Today, the Festival is opened to the external world and welcomes artists from other Malian regions, other African countries, but also from Europe and from the whole world.

During three days, around 30 artistic groups are invited from all around the world to present their art.

Due to the attention of the media and to the huge logistic effort that it is mobilizing, the Festival is now included among the Big Modern Festivals, though it maintains its traditional cultural aspects.

MAIN

http://www.festival-au-desert.org/

LISTEN

http://www.wnyc.org/shows/soundcheck/episodes/2007/07/03/segments/81493

ARTICLE

http://www.vanityfair.com/culture/features/2007/07/malifestival200707
1361 days ago
So it has rained a few times now. Today being one - and it's not just rain that comes, it's wind- and plenty of it. There is lightening and thunder too but wow that wind - it's like a hurricane! A part of my roof has actually blown off, a small part and not in my bedroom so it's ok - and it's supposedly getting fixed tomorrow.

I got a cold because I was still sleeping outside but that wind! It just about knocked me off the bed - well, the makeshift bed as mine had bed bugs (may-be scabies) - man, it was awful - but I got rid of them by pouring boiling water over my bed, washing the creases, leaving it in the sun, washing the sheets with treated stuff, and spraying the house with strong repellent. The procedure was rough and involved plenty of bites, sleeping on a row of chairs with a towel sheet- and cursing. But now how I appreciate my lovely bed and soft sheets! It makes me think about the wonders of whipped cream.
1389 days ago
April 21-26

This was about a week of flashback to training but we all got to bring our counterparts so that was fun. We should have/could have had this at the beach but for some reason our organizer is tired of having it there!

We ate enough protein to last the year I think. Got to go swimming and stay in a fancy hotel room with fancy tile floors that feel nice under the feet. I jumped on the bed and did flips too (so I could get hungry then just for fun). I lost my beloved change purse I have had since I was 12 and admired the stylish front desk woman's short tie.

It was a great bonding experience with Abdulai and I think he got a lot out of it all. Not just swimming in a pool which he had never done and playing Marco Polo (he kept saying Michael Polo). Or seeing me drink beer, which in my village of muslims who don't drink I never let on that I did...
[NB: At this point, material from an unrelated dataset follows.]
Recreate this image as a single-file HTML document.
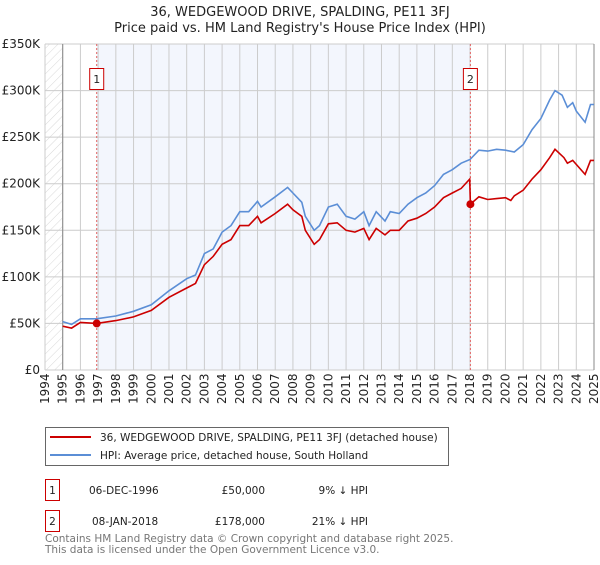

We interviewed him and he said that he thinks we were all put in the right communities and he is happy with his Peace Corps Volunteer- compared to the rest. Ok - so I asked him the question but I think it's true. And it's true for me too! We shared experiences and ideas. I got paler from all the sitting inside. We got a lot of papers on proposals we could write... and the small print.
1398 days ago
Yea! I have a newly built Net for my veranda to keep all those nasty little bugs that would have eaten me away. Since I live in a corn field...

I will make a local fridge to make local cheese... and I will eat more vegatables.

Buddy Abdulai says I will die because no one will visit me or be able to do anything because everyone will be at farm. Haha. Can't wait! Some school kids will still be in school sometimes and I will finally Paint. Oh and I will buy a hoe for 2 bucks so I can try to farm though Abdulai again says I will die. It's just a jokey expression, don't fret.